Marti Lee Kaufman of Shelby County on Friday received a public censure from the Board of Professional Responsibility of the Tennessee Supreme Court. Kaufman practiced law for seven business days after her law license was administratively suspended for non-compliance with continuing legal education requirements. A public censure is a rebuke and warning to the attorney, but does not affect the attorney’s ability to practice law.
A Knoxville motel with a troubled history has been hit with a lawsuit over a gospel singer who was kidnapped, beaten and robbed while staying there, Knoxnews reports. Smyrna-based singer Dennis Humphries was staying at the West Knoxville Motel 6 on June 5 when he was attacked, chased into his room, tied him up in the bathroom and robbed. The lawsuit alleges that hotel security saw the attack and did nothing, and a clerk only called 911 at another guest’s urging but did not go to the room to investigate. The complaint seeks $1 million in damages.
The U.S. Supreme Court today announced it would take on the case against the latest version of President Donald Trump’s travel ban, which blocks individuals from six majority-Muslim countries from entering the United States, Fox News reports. The court will hear arguments in April and is expected to issue a ruling in June. This version of the ban applies to citizens of Chad, Iran, Libya, Somalia, Syria and Yemen, as well as North Korea and certain people from Venezuela.

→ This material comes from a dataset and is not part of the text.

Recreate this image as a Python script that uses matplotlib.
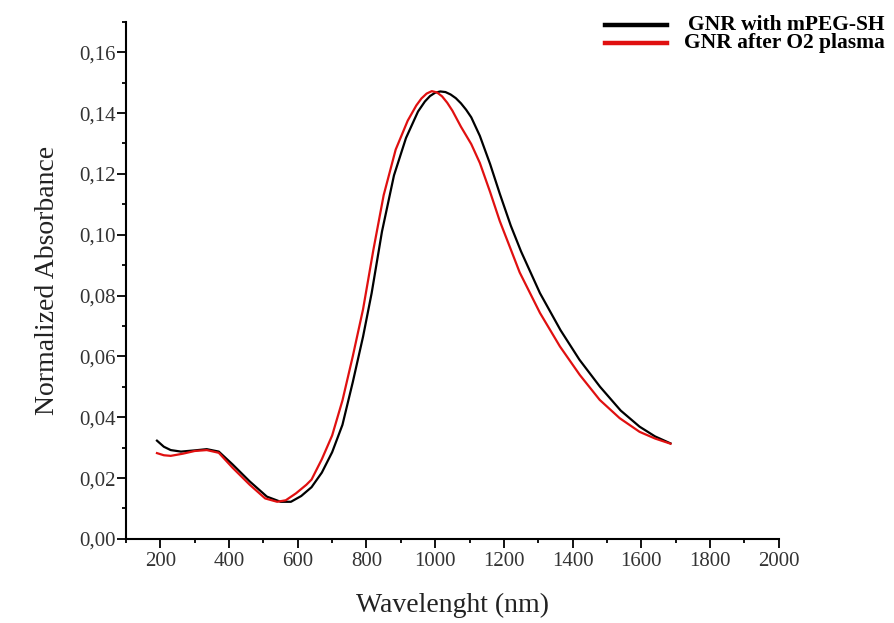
import matplotlib
matplotlib.use("Agg")
import matplotlib.pyplot as plt
from matplotlib import ticker
from matplotlib.lines import Line2D

wl_peg = [190, 210, 230, 260, 300, 335, 370, 410, 460, 510, 550, 580, 610,
          640, 670, 700, 730, 760, 790, 815, 845, 880, 915, 950, 970, 985,
          1000, 1015, 1030, 1045, 1060, 1075, 1090, 1105, 1130, 1160, 1188,
          1220, 1250, 1305, 1365, 1420, 1480, 1540, 1595, 1640, 1685]
abs_peg = [0.0323, 0.0303, 0.0292, 0.0287, 0.0291, 0.0295, 0.0287, 0.0245,
           0.0189, 0.0139, 0.0122, 0.0122, 0.0141, 0.0170, 0.0218, 0.0285,
           0.0375, 0.0515, 0.0665, 0.0808, 0.1010, 0.1195, 0.1318, 0.1405,
           0.1438, 0.1456, 0.1467, 0.1471, 0.1469, 0.1461, 0.1449, 0.1432,
           0.1411, 0.1386, 0.1325, 0.1232, 0.1135, 0.1030, 0.0945, 0.0808,
           0.0686, 0.0589, 0.0500, 0.0422, 0.0369, 0.0337, 0.0314]

wl_o2 = [190, 210, 230, 265, 300, 335, 370, 410, 460, 505, 540, 565, 595,
         625, 640, 670, 700, 730, 760, 790, 820, 850, 885, 920, 945, 960,
         975, 990, 1005, 1020, 1035, 1050, 1075, 1105, 1130, 1160, 1188,
         1220, 1246, 1305, 1363, 1421, 1479, 1537, 1595, 1640, 1685]
abs_o2 = [0.0282, 0.0275, 0.0273, 0.0280, 0.0289, 0.0292, 0.0283, 0.0234,
          0.0178, 0.0133, 0.0122, 0.0127, 0.0150, 0.0178, 0.0195, 0.0262,
          0.0340, 0.0455, 0.0600, 0.0755, 0.0950, 0.1130, 0.1280, 0.1375,
          0.1425, 0.1448, 0.1464, 0.1472, 0.1468, 0.1455, 0.1434, 0.1408,
          0.1355, 0.1298, 0.1236, 0.1140, 0.1045, 0.0952, 0.0876, 0.0743,
          0.0633, 0.0539, 0.0457, 0.0397, 0.0352, 0.0330, 0.0313]

labels = ["GNR with mPEG-SH", "GNR after O2 plasma"]
colors = ["black", "#e01010"]

plt.rcParams["font.family"] = ["Liberation Serif", "DejaVu Serif"]

fig = plt.figure(figsize=(8.94, 6.23), dpi=100)
ax = fig.add_axes([0.141, 0.135, 0.730, 0.830])

ax.plot(wl_peg, abs_peg, color=colors[0], lw=1.6)
ax.plot(wl_o2, abs_o2, color=colors[1], lw=1.6)

ax.set_xlim(100, 2000)
ax.set_ylim(0, 0.17)
ax.xaxis.set_major_locator(ticker.MultipleLocator(200))
ax.xaxis.set_minor_locator(ticker.MultipleLocator(100))
ax.yaxis.set_major_locator(ticker.MultipleLocator(0.02))
ax.yaxis.set_minor_locator(ticker.MultipleLocator(0.01))
ax.yaxis.set_major_formatter(
    ticker.FuncFormatter(lambda v, p: f"{v:.2f}".replace(".", ",")))

for side in ["top", "right"]:
    ax.spines[side].set_visible(False)
for side in ["left", "bottom"]:
    ax.spines[side].set_linewidth(1.5)

ax.tick_params(which="major", direction="out", length=6.5, width=1.3,
               labelsize=15, colors="black", labelcolor="#333333")
ax.tick_params(which="minor", direction="out", length=3, width=1.3)
ax.tick_params(axis="y", pad=1)
ax.tick_params(axis="x", pad=3)

ax.set_xlabel("Wavelenght (nm)", fontsize=20, color="#222222", labelpad=16)
ax.set_ylabel("Normalized Absorbance", fontsize=20, color="#222222",
              labelpad=14)

# legend drawn in figure coordinates, sitting above the plot at top right
for (y, c) in zip([0.960, 0.931], colors):
    fig.add_artist(Line2D([605 / 894, 667 / 894], [y, y], color=c, lw=3.2,
                          transform=fig.transFigure))
fig.text(688 / 894, 0.960, labels[0], fontsize=15.5, fontweight="bold",
         va="center", ha="left")
fig.text(684 / 894, 0.931, labels[1], fontsize=15.5, fontweight="bold",
         va="center", ha="left")

fig.savefig("out.png", dpi=100)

The Administrative Office of the Courts will modernize its disbursement system for indigent representation payments to attorneys, interpreters, expert witnesses, and investigators in February. The new AOC Claims and Payment (ACAP) system will replace the Indigent Claim Entry (ICE) system and will allow users to more accurately and efficiently input and track claims for payment. The change will affect all attorneys, judges, and court interpreters who use ICE to make or approve claims. Expert witnesses will be added to the ACAP system later in the year. ICE will go offline on Jan. 31 at 4:30 p.m., and ACAP will go live on Feb. 5. All current ICE users will receive an email with their new user ID and log-in on Feb. 5.

Yesterday Hawkins County lawyer John Stephen Anderson received a public censure from the Board of Professional Responsibility of the Tennessee Supreme Court. A client hired Anderson to represent her in a car accident. Though Anderson filed a lawsuit, he did not timely serve process on the defendant.  For three years, Anderson falsely told his client he was in the process of trying to settle the case. The lawsuit was dismissed by the court. Because Anderson has received prior public discipline for similar conduct during the same time period, he is hereby publicly censured for these violations.|

After its resurrection in the Tennessee General Assembly at the start of the 2018 session, the school “bathroom bill” has been dropped by its sponsor, House Rep. Gerald McCormick, the Times Free Press reports. McCormick said the bill is no longer necessary after he had assurances from state Attorney General Herbert Slatery that he can and will step in with legal aid for school systems facing lawsuits over LGBT access policies. A version of the bill first appeared in 2016, but did not pass.